A VPN establishes an encrypted tunnel and makes the client look like it’s on a remote network. Every application that targets an internal IP routes through the tunnel.

This has two consequences:

  1. You trust the VPN concentrator to terminate all your connections.
  2. Once inside, the client sees a lot more than it needs — the whole internal network, by default.
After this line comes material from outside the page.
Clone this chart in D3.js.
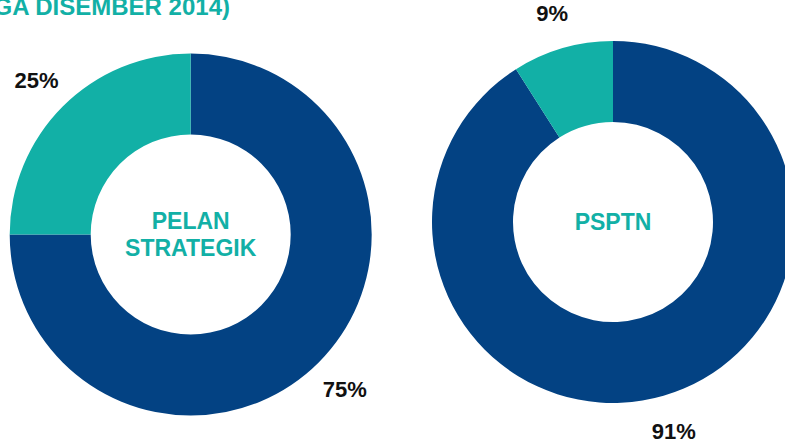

The outbound-tunnel alternative

An outbound agent model flips the direction:

  1. A lightweight agent on each target makes an outbound TLS connection to a relay.
  2. The operator connects to the relay through their browser or client.
  3. The relay brokers a single, scoped session — not a network-layer tunnel.

Key differences from VPN:

  • No inbound ports on the target. The agent is the client; the target is never listening for you.
  • Per-session, per-endpoint scope. You get access to one endpoint, not the whole subnet.
  • No network reconfiguration. Works across NAT, strict firewalls, and corporate proxies.
  • Per-session audit. Every session ties to an SSO identity, not a VPN pool member.

What you give up

“Feels like local” network behavior. A VPN lets your browser hit wiki.internal directly. An outbound-tunnel model gives you access to a specific service via a specific session. For most ops use cases (shell, remote desktop, one-off HTTP to an admin panel) this is strictly better; for “browse the internal wiki from a coffee shop,” a VPN is still convenient.

Kernel-level networking. VPNs can route DNS, multicast, whatever. Outbound tunnels are application-layer.

When VPN still wins

  • Air-gapped environments where the control plane can’t be reached
  • Workloads that genuinely need to look like they’re on the internal network (legacy enterprise apps, multicast protocols)
  • One-time, ad-hoc connections that don’t warrant enrolling an agent

When outbound tunnels win

  • Production shell access
  • Remote desktop to end-user machines
  • Admin panel access to internal services
  • Contractor access with hard time bounds
  • Anywhere you need fine-grained audit per session

For 90% of modern remote access, outbound tunnels are the right default.